Geneva aldermen to consider funeral home request to expand parking lot

Malone’s seeks to add 21 parking spots after demolishing neighboring house

GENEVA – Geneva aldermen are expected to take action Monday on a recommendation to allow Malone Funeral Home, 324 E. State St., a special use to demolish a house next door in order to expand its parking lot – and to allow its continued use of the property as a funeral home.

Funeral homes are allowed by special use in the State Street business district, where Malone Funeral Home is located. But does not have the required special use. Owner Dennis Malone is requesting a special use to bring the existing operation at 324 E. State St. into use conformity with the zoning regulations, according to Planning and Zoning Commission records.

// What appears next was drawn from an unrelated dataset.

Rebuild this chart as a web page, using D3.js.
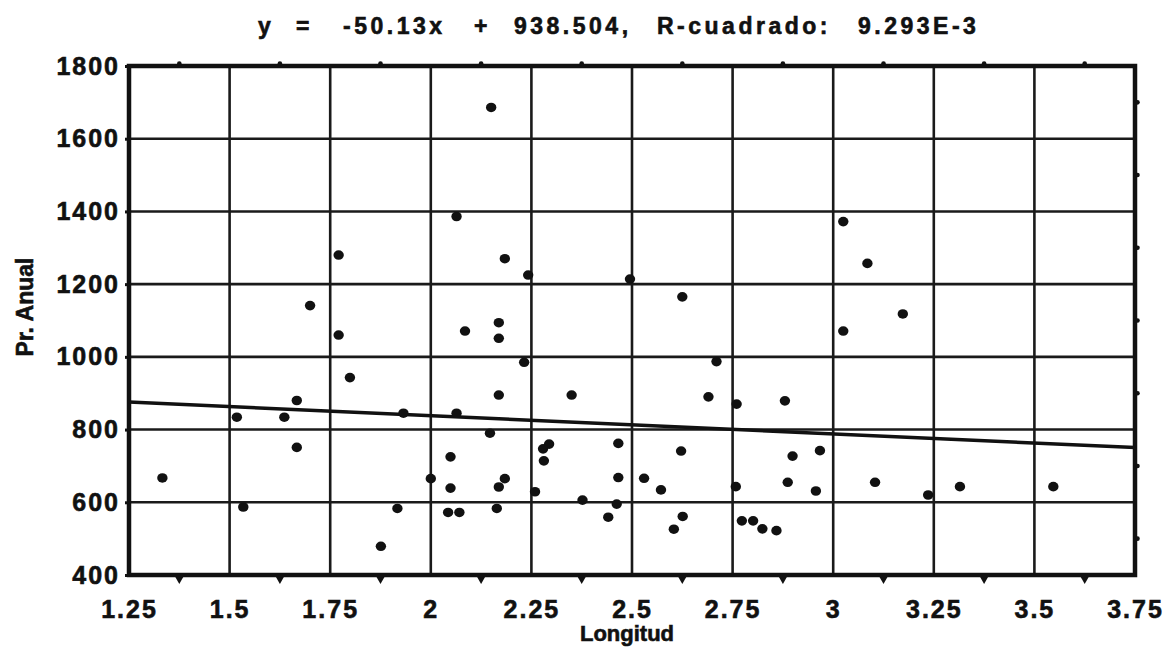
<!DOCTYPE html>
<html>
<head>
<meta charset="utf-8">
<script src="https://cdn.jsdelivr.net/npm/d3@7"></script>
<style>
	body { margin: 0; background: #fff; }
	text { font-family: "Liberation Sans", Arial, sans-serif; font-weight: bold; fill: #111; stroke: #111; stroke-width: 0.6px; }
</style>
</head>
<body>
<div id="chart-area"></div>
<script>
// data
var longitud = [2.150, 2.064, 2.184, 2.242, 2.495, 2.625, 2.085, 2.169, 2.169, 2.232,
	2.710, 2.169, 2.350, 2.690, 2.760, 3.025, 3.085, 3.173, 3.025, 2.880,
	1.771, 1.700, 1.771, 1.799, 1.667, 1.518, 1.636, 1.333, 1.667, 1.534,
	1.876, 1.917, 1.932, 2.000, 2.049, 2.049, 2.043, 2.071, 2.169, 2.184,
	2.164, 2.147, 2.064, 2.294, 2.279, 2.281, 2.259, 2.377, 2.466, 2.466,
	2.462, 2.441, 2.530, 2.572, 2.622, 2.626, 2.604, 2.758, 2.773, 2.801,
	2.824, 2.859, 2.899, 2.967, 2.887, 2.957, 3.104, 3.236, 3.315, 3.547];
var prAnual = [1686, 1386, 1270, 1225, 1214, 1165, 1071, 1094, 1051, 985,
	987, 895, 895, 890, 870, 1372, 1257, 1118, 1071, 879,
	1280, 1141, 1060, 943, 880, 834, 834, 667, 751, 587,
	479, 583, 845, 665, 725, 639, 572, 572, 642, 665,
	583, 790, 845, 760, 747, 714, 629, 606, 762, 668,
	595, 559, 666, 634, 741, 561, 526, 643, 549, 549,
	527, 522, 727, 742, 655, 631, 655, 620, 643, 643];

// trend line end points (y = -50.13x + 938.504)
var trendX = [1.25, 3.75];
var trendY = [875.8, 750.5];

var xTicks = [1.25, 1.5, 1.75, 2, 2.25, 2.5, 2.75, 3, 3.25, 3.5, 3.75];
var xTickLabels = ["1.25", "1.5", "1.75", "2", "2.25", "2.5", "2.75", "3", "3.25", "3.5", "3.75"];
var xMinor = [1.375, 1.625, 1.875, 2.125, 2.375, 2.625, 2.875, 3.125, 3.375, 3.625];
var yTicks = [400, 600, 800, 1000, 1200, 1400, 1600, 1800];
var yMinor = [500, 700, 900, 1100, 1300, 1500, 1700];

var titleWords = ["y", "=", "-50.13x", "+", "938.504,", "R-cuadrado:", "9.293E-3"];
var xTitle = "Longitud";
var yTitle = "Pr. Anual";

var margins = { top: 66, bottom: 75, left: 129, right: 30 };
var width = 1165 - margins.left - margins.right;
var height = 650 - margins.top - margins.bottom;

var svg = d3.select("#chart-area")
	.append("svg")
		.attr("width", 1165)
		.attr("height", 650);

var g = svg.append("g")
	.attr("transform", `translate(${margins.left}, ${margins.top})`);

var x = d3.scaleLinear().domain([1.25, 3.75]).range([0, width]);
var y = d3.scaleLinear().domain([400, 1800]).range([height, 0]);

// grid
g.selectAll(".vgrid")
	.data(xTicks)
	.enter().append("line")
		.attr("class", "vgrid")
		.attr("x1", d => x(d)).attr("x2", d => x(d))
		.attr("y1", 0).attr("y2", height)
		.attr("stroke", "#1a1a1a")
		.attr("stroke-width", 2.6);

g.selectAll(".hgrid")
	.data(yTicks)
	.enter().append("line")
		.attr("class", "hgrid")
		.attr("x1", 0).attr("x2", width)
		.attr("y1", d => y(d)).attr("y2", d => y(d))
		.attr("stroke", "#1a1a1a")
		.attr("stroke-width", 2.6);

// frame
g.append("rect")
	.attr("x", 0).attr("y", 0)
	.attr("width", width).attr("height", height)
	.attr("fill", "none")
	.attr("stroke", "#111")
	.attr("stroke-width", 4.5);

// minor ticks: triangles below, bumps on top and right
g.selectAll(".mtri")
	.data(xMinor)
	.enter().append("path")
		.attr("class", "mtri")
		.attr("d", d => `M${x(d) - 4},${height + 2} L${x(d) + 4},${height + 2} L${x(d)},${height + 9} Z`)
		.attr("fill", "#111");

g.selectAll(".mtop")
	.data(xMinor)
	.enter().append("circle")
		.attr("class", "mtop")
		.attr("cx", d => x(d)).attr("cy", -2.5)
		.attr("r", 2.3)
		.attr("fill", "#111");

g.selectAll(".mright")
	.data(yMinor)
	.enter().append("circle")
		.attr("class", "mright")
		.attr("cx", width + 2.5).attr("cy", d => y(d))
		.attr("r", 2.3)
		.attr("fill", "#111");

// axes (labels only)
var xAxisCall = d3.axisBottom(x)
	.tickValues(xTicks)
	.tickSize(0)
	.tickFormat((d, i) => xTickLabels[i]);
var xAxisGroup = g.append("g")
	.attr("transform", `translate(0, ${height})`)
	.call(xAxisCall);
xAxisGroup.select(".domain").remove();
xAxisGroup.selectAll("text")
	.attr("y", 25)
	.attr("dy", "0.71em")
	.attr("font-size", "25px")
	.attr("letter-spacing", "2px")
	.attr("font-family", null);

var yAxisCall = d3.axisLeft(y)
	.tickValues(yTicks)
	.tickSize(4)
	.tickFormat(d => String(d));
var yAxisGroup = g.append("g").call(yAxisCall);
yAxisGroup.select(".domain").remove();
yAxisGroup.selectAll("line").attr("stroke", "#111").attr("stroke-width", 3);
yAxisGroup.selectAll("text")
	.attr("x", -9)
	.attr("font-size", "25px")
	.attr("letter-spacing", "2px")
	.attr("font-family", null);

// trend line
g.append("path")
	.datum(d3.zip(trendX, trendY))
	.attr("d", d3.line().x(d => x(d[0])).y(d => y(d[1])))
	.attr("fill", "none")
	.attr("stroke", "#111")
	.attr("stroke-width", 3.5);

// points
g.selectAll(".pt")
	.data(d3.zip(longitud, prAnual))
	.enter().append("ellipse")
		.attr("class", "pt")
		.attr("cx", d => x(d[0]))
		.attr("cy", d => y(d[1]))
		.attr("rx", 5.2)
		.attr("ry", 4.8)
		.attr("fill", "#111");

// title: words spread like the original
var wordStarts = [258, 296, 343, 474, 514, 657, 858];
svg.append("text")
	.attr("y", 34)
	.attr("font-size", "23px")
	.attr("letter-spacing", "3.5px")
	.selectAll("tspan")
	.data(titleWords)
	.enter().append("tspan")
		.attr("x", (d, i) => wordStarts[i])
		.text(d => d);

svg.append("text")
	.attr("x", 627)
	.attr("y", 641)
	.attr("font-size", "22px")
	.attr("text-anchor", "middle")
	.text(xTitle);

svg.append("text")
	.attr("transform", "translate(33, 307) rotate(-90)")
	.attr("font-size", "23px")
	.attr("text-anchor", "middle")
	.text(yTitle);
</script>
</body>
</html>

Commissioners last week unanimously approved Malone’s request for a special use to continue as a funeral home – and to add 21 parking spaces to its lot after demolishing a house at 314 E. State St. The funeral home currently has 49 spaces.

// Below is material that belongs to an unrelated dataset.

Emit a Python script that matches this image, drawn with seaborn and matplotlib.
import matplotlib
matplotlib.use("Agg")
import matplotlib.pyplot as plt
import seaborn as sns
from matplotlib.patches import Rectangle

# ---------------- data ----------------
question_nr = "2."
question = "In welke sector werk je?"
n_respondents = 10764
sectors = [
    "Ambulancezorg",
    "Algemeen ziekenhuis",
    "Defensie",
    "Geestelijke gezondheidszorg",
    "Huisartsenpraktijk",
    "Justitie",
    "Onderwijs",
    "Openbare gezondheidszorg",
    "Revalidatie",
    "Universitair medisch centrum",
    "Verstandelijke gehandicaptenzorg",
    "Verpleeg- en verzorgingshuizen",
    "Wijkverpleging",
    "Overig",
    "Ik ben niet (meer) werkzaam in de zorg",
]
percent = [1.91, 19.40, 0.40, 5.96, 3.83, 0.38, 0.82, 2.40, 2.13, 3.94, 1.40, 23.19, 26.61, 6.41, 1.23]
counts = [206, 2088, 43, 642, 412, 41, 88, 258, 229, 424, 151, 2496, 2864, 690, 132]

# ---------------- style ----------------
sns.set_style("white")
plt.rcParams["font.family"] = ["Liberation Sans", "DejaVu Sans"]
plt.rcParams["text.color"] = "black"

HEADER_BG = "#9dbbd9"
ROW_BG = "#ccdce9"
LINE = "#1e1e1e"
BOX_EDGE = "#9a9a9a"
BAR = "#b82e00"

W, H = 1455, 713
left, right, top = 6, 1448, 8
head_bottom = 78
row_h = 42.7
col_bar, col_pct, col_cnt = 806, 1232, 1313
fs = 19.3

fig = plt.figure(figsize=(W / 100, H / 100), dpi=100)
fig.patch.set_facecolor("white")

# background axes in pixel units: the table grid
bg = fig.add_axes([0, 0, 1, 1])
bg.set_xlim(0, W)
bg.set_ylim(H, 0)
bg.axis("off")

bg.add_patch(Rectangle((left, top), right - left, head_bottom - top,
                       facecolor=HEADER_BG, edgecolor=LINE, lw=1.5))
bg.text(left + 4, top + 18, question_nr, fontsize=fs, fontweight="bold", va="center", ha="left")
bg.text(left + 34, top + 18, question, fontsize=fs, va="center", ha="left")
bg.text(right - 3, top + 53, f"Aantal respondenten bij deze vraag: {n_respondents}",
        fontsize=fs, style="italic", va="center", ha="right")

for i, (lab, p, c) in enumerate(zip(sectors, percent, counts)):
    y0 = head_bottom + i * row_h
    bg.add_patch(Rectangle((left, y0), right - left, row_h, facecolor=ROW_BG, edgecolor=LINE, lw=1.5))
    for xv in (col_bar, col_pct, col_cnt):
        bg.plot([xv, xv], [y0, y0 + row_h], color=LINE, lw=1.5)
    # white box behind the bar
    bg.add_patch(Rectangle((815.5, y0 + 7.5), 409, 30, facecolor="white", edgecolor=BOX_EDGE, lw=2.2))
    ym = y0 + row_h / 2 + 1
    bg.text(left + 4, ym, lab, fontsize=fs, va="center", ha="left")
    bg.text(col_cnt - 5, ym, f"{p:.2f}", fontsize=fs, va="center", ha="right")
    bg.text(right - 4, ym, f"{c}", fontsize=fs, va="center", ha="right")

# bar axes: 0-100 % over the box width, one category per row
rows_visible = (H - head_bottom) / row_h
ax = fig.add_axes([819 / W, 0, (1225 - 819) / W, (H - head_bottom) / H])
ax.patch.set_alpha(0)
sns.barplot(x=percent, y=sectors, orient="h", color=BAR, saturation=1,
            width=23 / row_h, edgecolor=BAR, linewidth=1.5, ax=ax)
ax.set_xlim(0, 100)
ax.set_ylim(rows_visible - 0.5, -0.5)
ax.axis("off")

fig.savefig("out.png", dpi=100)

Malone requested variations to accommodate the proposal, to reduce the street yard parking setback from 30 feet to 8.5 feet and to increase the lot coverage to 74% from 70%.

Attorney Jim Olguin, representing Malone, told the Planning and Zoning Commission that the funeral home has been operating at that location since 1964.

“From an overall review of what we are asking for – that the existing use be formally approved after 50-plus years,” Olguin said.

As to the expansion of the parking lot, Olguin said its intent is to provide safe parking for the people who go to the funeral home.

“Many are elderly, some are handicapped,” Olguin said. “And to provide a place they can park, we maintain snow removal, making it safe for them to cross, rather than forcing them to park on the street or further away on property we might have parking agreements with.”

Removing the building at 314 E. State St. would improve the visual nature of the area, Olguin said.

“We are removing a structure that does impede the light and air, which is one of the items that is up for consideration,” Olguin said. “We are putting some very aesthetic landscaping and other material … we think will be beneficial for the residents in the area.”

As to an objection from a resident, Dr. Rodney Nelson, Olguin said Nelson’s assertion that Malone’s use as a funeral home is not a lawful pre-existing non-conforming use “is not correct for a few different reasons.”

“It’s been functioning in the city for 50 years. There are various building permits and other approvals from the city,” Olguin said.

Olguin also cited a formal settlement agreement between Nelson, the city and the funeral home in which all were in agreement that Malone’s was a permitted as a non-conforming use in that location.